Lol, The thread is for Cali Cruzes, hahaha...


----------



## Smurfenstein (Nov 16, 2011)

boats4life said:


> Lol, The thread is for Cali Cruzes, hahaha...


Hey, if he wants to drive to the west coast after he gets his turbo then dont question him


----------



## SlvrECObullet (Feb 21, 2012)

San Diego County Here!!! any else in SD!


----------



## Mick (Dec 31, 2011)

With 40 mpg I'd be willing to make an SD meet lol


----------



## SlvrECObullet (Feb 21, 2012)

Mick said:


> With 40 mpg I'd be willing to make an SD meet lol


SD "Meet on the Beach!" OH YEA!:sigh:


----------



## SlvrECObullet (Feb 21, 2012)

lacruze said:


> well, where we at? im in Hollywood!


I think with 42+ MPGs.. ill have to take the Fam on a trip to the Hollywood Sign.


----------



## Smurfenstein (Nov 16, 2011)

SlvrECObullet said:


> I think with 42+ MPGs.. ill have to take the Fam on a trip to the Hollywood Sign.

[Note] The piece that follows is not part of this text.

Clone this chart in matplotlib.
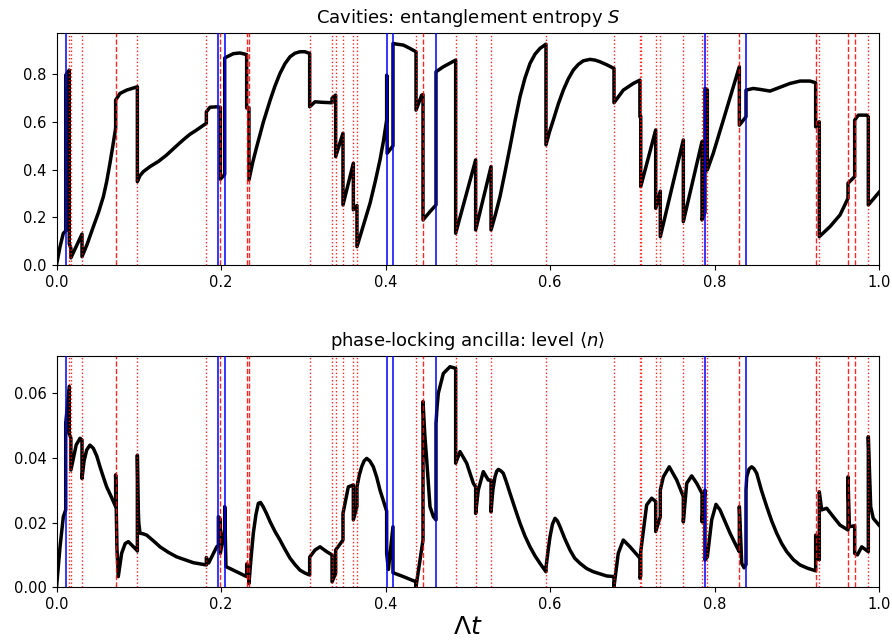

How about disneyland and call it a day lol.


----------



## Matt Z (Feb 20, 2012)

Once my car arrives at the end of next month I'd be up for a meet in SD County.


----------



## Smurfenstein (Nov 16, 2011)

So a mid April spring break meet?


----------



## SlvrECObullet (Feb 21, 2012)

April would be great if my wifes due date wasnt April 11th....


----------



## kingkoopa (Feb 23, 2012)

meeting anywhere would be chill. the block in orange, santa monica, qualcomm in sd, irvine spectrum/ old el toro air station in lake forest... oceanside, huntington beach.... im just thrown places out that my ol yaris car club did meets at.


----------



## SlvrECObullet (Feb 21, 2012)

Check the California thread out... were trying to get something together on march 17th in LA...


----------



## jakkaroo (Feb 12, 2011)

san elijo would be a sick spot for a meet


----------



## 4183 (Feb 5, 2012)

Update on sd meet?


----------



## TacoMEDIC (Mar 10, 2012)

I am in the High Desert/ Inland Empire. I'd be down for LA or SD


----------



## SlvrECObullet (Feb 21, 2012)

If you Check out the california thread... we having our first SoCal Meet March 17th at the Observatory in LA. Meeting there at like 9 am or so... so we can get all the top parking filled with cruzes.


----------